Written exercise
Find every line containing the word "this" in the records below; report only how many there are.
╭──
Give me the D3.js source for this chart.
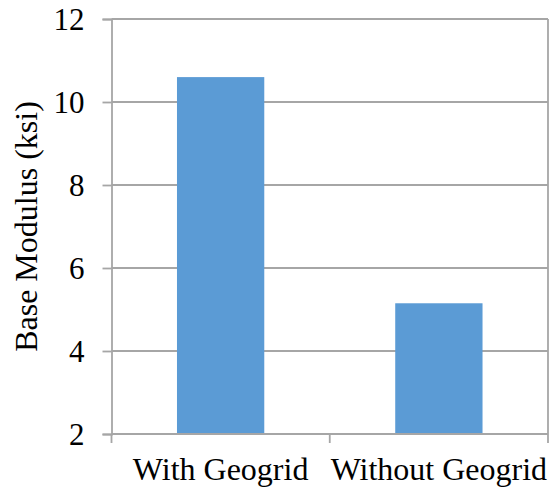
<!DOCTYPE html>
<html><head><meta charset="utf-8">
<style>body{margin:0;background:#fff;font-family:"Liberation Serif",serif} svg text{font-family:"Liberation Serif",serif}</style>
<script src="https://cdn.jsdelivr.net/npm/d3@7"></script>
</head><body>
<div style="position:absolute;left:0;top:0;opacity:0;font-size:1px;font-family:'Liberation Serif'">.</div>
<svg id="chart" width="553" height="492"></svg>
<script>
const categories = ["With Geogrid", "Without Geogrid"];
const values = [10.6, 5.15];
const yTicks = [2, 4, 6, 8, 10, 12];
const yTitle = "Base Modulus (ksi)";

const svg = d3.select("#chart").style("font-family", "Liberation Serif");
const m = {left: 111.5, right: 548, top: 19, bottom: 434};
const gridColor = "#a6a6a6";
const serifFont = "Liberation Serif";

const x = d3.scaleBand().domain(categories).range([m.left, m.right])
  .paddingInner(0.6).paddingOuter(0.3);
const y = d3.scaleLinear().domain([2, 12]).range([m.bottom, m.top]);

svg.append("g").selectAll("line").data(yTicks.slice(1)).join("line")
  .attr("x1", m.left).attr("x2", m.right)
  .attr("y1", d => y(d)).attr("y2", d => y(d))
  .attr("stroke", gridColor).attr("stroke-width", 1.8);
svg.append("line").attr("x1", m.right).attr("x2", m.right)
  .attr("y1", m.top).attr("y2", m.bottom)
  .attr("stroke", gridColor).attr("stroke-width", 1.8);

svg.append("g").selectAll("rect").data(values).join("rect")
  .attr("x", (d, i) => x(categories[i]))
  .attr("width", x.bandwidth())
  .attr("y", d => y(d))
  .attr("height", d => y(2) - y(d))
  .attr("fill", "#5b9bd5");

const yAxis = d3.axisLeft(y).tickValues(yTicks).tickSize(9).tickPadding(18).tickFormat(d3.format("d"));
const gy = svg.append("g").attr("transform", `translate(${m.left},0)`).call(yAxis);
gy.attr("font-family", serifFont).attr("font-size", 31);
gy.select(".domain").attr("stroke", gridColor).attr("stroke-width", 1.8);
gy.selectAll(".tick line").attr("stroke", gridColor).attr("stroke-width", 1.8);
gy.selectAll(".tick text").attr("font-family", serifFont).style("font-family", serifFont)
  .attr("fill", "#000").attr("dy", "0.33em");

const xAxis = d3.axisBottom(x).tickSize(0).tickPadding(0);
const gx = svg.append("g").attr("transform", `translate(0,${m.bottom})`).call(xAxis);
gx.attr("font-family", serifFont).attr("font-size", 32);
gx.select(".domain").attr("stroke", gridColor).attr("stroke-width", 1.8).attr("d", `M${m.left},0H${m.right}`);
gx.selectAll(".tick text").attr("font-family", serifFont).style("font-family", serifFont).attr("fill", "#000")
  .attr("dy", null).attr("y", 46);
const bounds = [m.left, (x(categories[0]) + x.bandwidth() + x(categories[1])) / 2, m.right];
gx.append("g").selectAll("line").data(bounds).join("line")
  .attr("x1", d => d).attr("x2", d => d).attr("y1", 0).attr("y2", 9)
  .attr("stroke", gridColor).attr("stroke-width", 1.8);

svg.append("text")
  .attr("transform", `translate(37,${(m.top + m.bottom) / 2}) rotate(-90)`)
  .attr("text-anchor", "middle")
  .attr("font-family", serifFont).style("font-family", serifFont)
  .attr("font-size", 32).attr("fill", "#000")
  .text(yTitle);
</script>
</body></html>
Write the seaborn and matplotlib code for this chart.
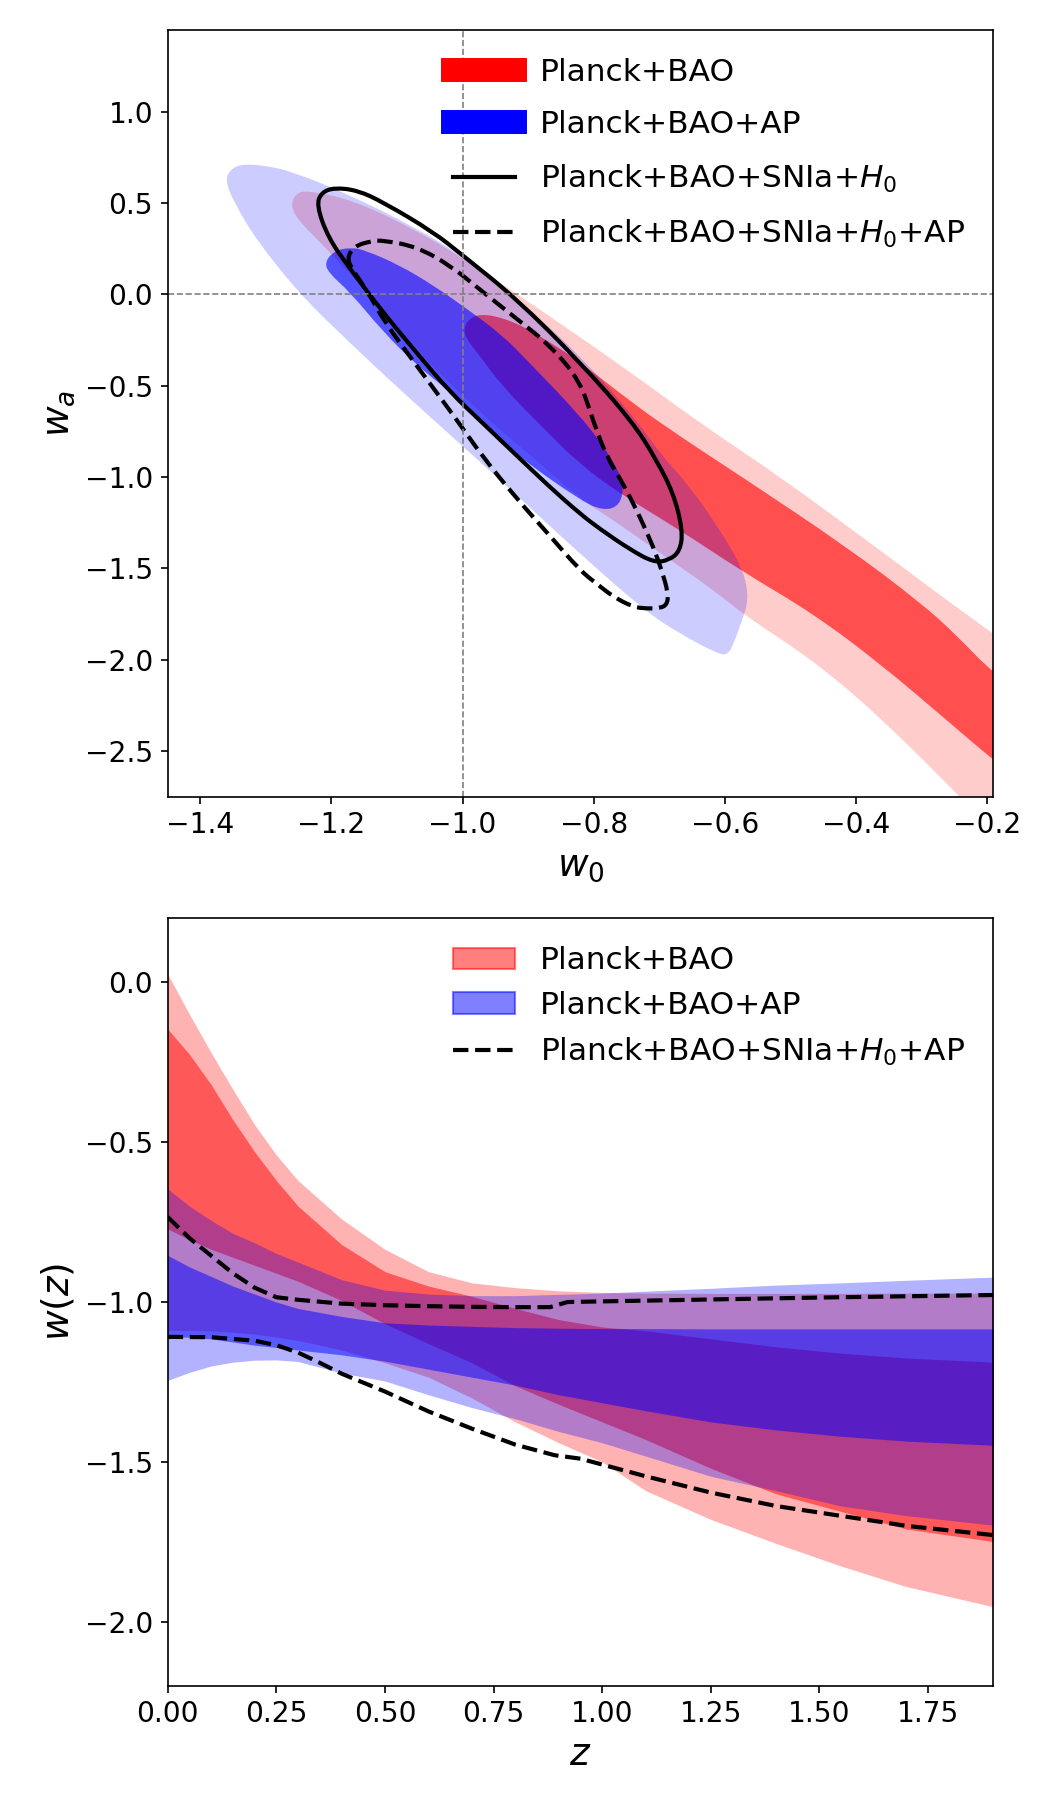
╰──
Problem solution
2